Per la Chiesa cattolica l’accoglienza è un presupposto imprescindibile così come la ricerca e il salvataggio delle persone che attraversano il mare eppure anch’essa riconosce chiaramente la pericolosità di questo canale dell’immigrazione e dei criminali “che dispongono della vita degli altri”, per questo chiede di fermarlo. Il Santo Padre non ha mai disgiunto il dovere della solidarietà e quello della legalità ed è ben consapevole che l’uno regge l’altro se si vuole perseguire il vero bene comune. Un approccio meramente legalitaristico è destinato a fallire tanto quanto uno fondato solo sull’accoglienza senza se e senza ma.

La repressione dei fenomeni criminosi che permeano le rotte migratorie non spetta però alla Chiesa. Le inchieste giornalistiche ci hanno mostrato i metodi e i volti di queste organizzazioni criminali e le polizie europee sanno bene dove e come operano ma i rari interventi non riescono nemmeno a scalfire il volume di affari dei trafficanti.
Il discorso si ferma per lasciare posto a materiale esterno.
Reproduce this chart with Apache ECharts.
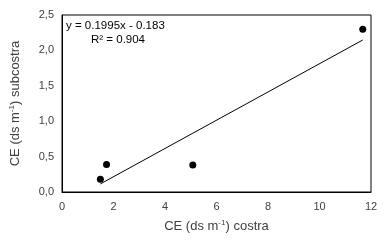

Bisogna considerare inoltre che gli Stati di partenza dei barconi (principalmente Libia, Tunisia e Turchia) chiudono gli occhi per convenienza, migliore delle ipotesi l’immigrazione illegale diventa per loro un modo per allentare la pressione dei più poveri, nei casi peggiori invece si usano i viaggi dei migranti e le tragedie del mare per fare pressioni politiche sui Paesi Occidentali. Poi ci sono anche le connivenze tra i membri delle istituzioni e i trafficanti. A lucrare sono inoltre le mafie e gli imprenditori senza scrupoli dei Paesi di arrivo, che nell’immigrazione clandestina trovano un serbatoio di manodopera a basso costo da usare nei campi o nei traffici illeciti nelle grandi città. Porre fine a questo nuovo mercato degli schiavi che fa leva sulle speranze di chi affronta il mare è un dovere morale di tutta l’Unione Europea tanto quanto aprire corridoi umanitari per le popolazioni colpite da crisi umanitarie.